Most heritability analyses are designed for common predictors (typically MAF>0.01 or MAF>0.005), as it is not currently clear how best to include rare variants. Similarly, most analyses focus on autosomal predictors, as it is not obvious how best to include sex chromosomes.

Our preferred measure of SNP quality is the information score from imputation, which reflects how closely a SNP's genotypes match those expected given the neighbouring SNPs. We typically exclude SNPs with information score below 0.95 or 0.99. While it is reasonable to also filter SNPs based on other metrics, such as missingness or Hardy-Weinberg Equilibrium, in general we find this is not necessary (at least for common SNPs). Note that some imputation software, such as IMPUTE2, compute multiple information scores, in which case we would filter based on all scores. Alternatively, given genotype probabilities, LDAK is able to compute its own information score, that represents the expected correlation between the recorded genotypes and the true genotypes (see Making Data).
_ _ _ _ _ _ _ _ _ _ _ _ _ _ _ _ _ _ _ _ _ _ _ _ _ _ _ _ _ _ _ _ _ _ _ _ _ _ _ _ _ _ _ _ _ _ _ _

Testing for inflation due to population structure and familial relatedness:

For each phenotype, we advise computing T1=(h2A+h2B+h2C+h2D-h2SNP)/3, where h2SNP is an estimate of SNP heritability from the whole genome, while h2A, h2B, h2C and h2D are estimates from quarters of the genome. For example, if analysing human data, h2A, h2B, h2C and h2D could be estimates of SNP heritability from Chromosomes 1-3, 4-7, 8-12 and 13-22, respectively.

If the individuals are unrelated, and there is no population structure, then the sum of estimates from each quarter should equal the estimate from the whole genome, and as a result, T1 will be close to zero. By contrast, if there is (substantial) relatedness or structure, then SNPs will be correlated across chromosomes, and each of h2A, h2B, h2C and h2D will capture not just the heritability contributed by SNPs in the corresponding quarter, but also a fraction of heritability contributed by SNPs in other quarters, and thus their sum will be greater than the heritability contributed by all SNPs.
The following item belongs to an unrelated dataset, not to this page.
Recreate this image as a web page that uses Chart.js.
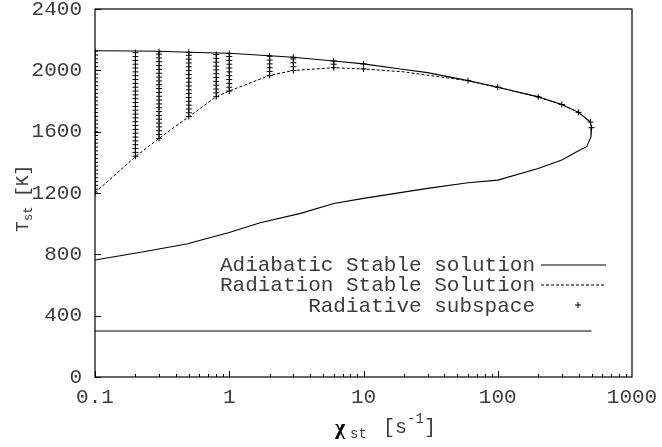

Note that to test whether T1 is significantly greater than zero, it is necessary to estimate its distribution. We did this empirically by repeatedly sampling h2SNP, h2A, h2B, h2C and h2D from their estimated distributions. Here is some sample R code :

#eSNP, eA, eB, eC, eD are the five estimates of SNP heritability
#sSNP, sA, sB, sC, sD are the five corresponding standard deviations

N=10000
rSNP=rnorm(N,eSNP,sSNP);
rA=rnorm(N,eA,sA);
rB=rnorm(N,eB,sB);
rC=rnorm(N,eC,sC);
rD=rnorm(N,eD,sD);

T1samp=(rA+rB+rC+rD-rSNP)/3;
pvalue=mean(T1samp>0);
pvalue;
_ _ _ _ _ _ _ _ _ _ _ _ _ _ _ _ _ _ _ _ _ _ _ _

Testing for inflation due to genotyping errors:

For each phenotype, we advise computing T2=h2Same-h2Diff, where h2Sameand h2Diff are estimates of SNP heritability (from all SNPs) calculated, respectively, across pairs of individuals in the same genotyping batch, and across pairs of individuals in different genotyping batches. Note that this is only possible when using HE Regression or PCGC Regression and individuals have been genotyped in distinct cohorts. Further, if the phenotype is binary, then each cohort must contain both cases and controls.

Genotyping errors will cause pairs of individuals in the same batch to appear more genetically similar than they actually are, and pairs of individuals in different batches to appear less genetically similar. This is problematic when pairs individuals in the same batch are more phenotypically similar than pairs of individuals in different batches. In this case, h2Same will tend to be higher than h2Diff, and therefore T2 will be positive.

To compute T2, use --subset-number and --subset-prefix when performing HE or PCGC Regression (see Subset Options for more details). As well as calculating T2, LDAK will also report whether it is significantly different to zero.